Using a credit card for a car purchase, especially if the balance is not paid in full quickly, carries significant financial considerations. Credit card interest rates are notably higher than those on secured car loans. Credit card APRs often range from 18% to 30%, while auto loan APRs might range from 5% to 12%. This difference means carrying a large credit card balance leads to substantially higher overall costs due to accrued interest.
A large credit card charge can also significantly impact credit utilization, the amount of credit used compared to total available credit. High credit utilization, generally above 30%, negatively affects a credit score.

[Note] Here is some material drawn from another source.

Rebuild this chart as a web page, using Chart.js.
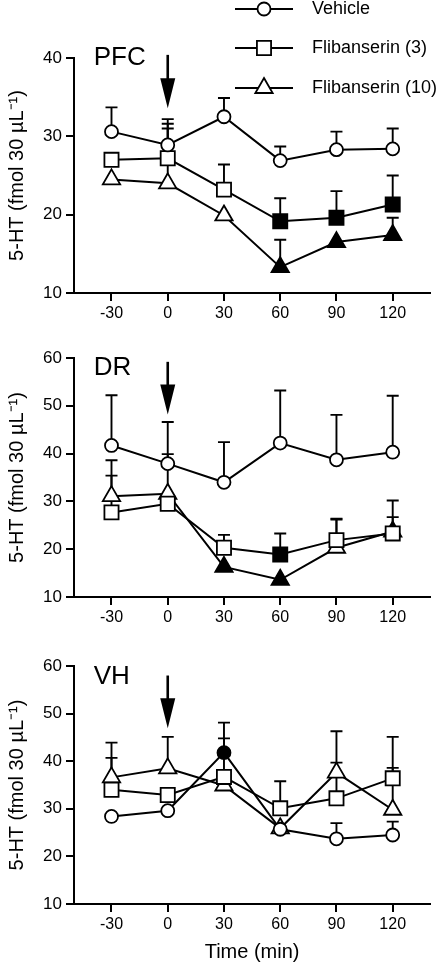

A substantial increase in a credit card balance for a car purchase could cause a significant score drop, affecting future borrowing opportunities.
Dealerships might impose a transaction fee for large credit card payments to offset processing costs. Obtaining cash from a credit card (a cash advance) to pay for a car is ill-advised due to immediate fees (typically 3% to 5%) and higher interest rates that accrue without a grace period.
The risk of accumulating substantial, high-interest debt is a primary concern. If the credit card balance is not paid off rapidly, monthly payments can become burdensome, making it difficult to manage other financial obligations. High credit card debt can also affect eligibility for future loans, as lenders view high unsecured debt as a risk factor.
For most individuals, more financially sound methods exist for purchasing a vehicle than relying heavily on a credit card. Car loans, or auto financing, are the most common approach. These loans offer lower interest rates than credit cards and have structured repayment plans, often 36 to 72 months. The vehicle usually serves as collateral, contributing to lower rates.
Paying for a car with cash is another straightforward and cost-effective option. This can involve using funds from a savings account, a cashier’s check, or a wire transfer. Paying with cash avoids all interest charges and simplifies ownership by eliminating monthly loan payments.
Personal loans can also serve as an alternative. They are generally unsecured, meaning they do not use the car as collateral. Interest rates for personal loans are typically lower than credit card rates but may be higher than secured car loan rates, depending on creditworthiness. These loans offer a lump sum for the car purchase, with fixed monthly payments.
Many car buyers combine methods, such as making a down payment with a credit card within dealership limits, and financing the remaining balance with a traditional car loan. This blend allows individuals to leverage benefits, like earning rewards on the down payment, while securing the bulk of the purchase with a more affordable, structured loan. These established methods generally offer a more stable and financially advantageous path to vehicle ownership.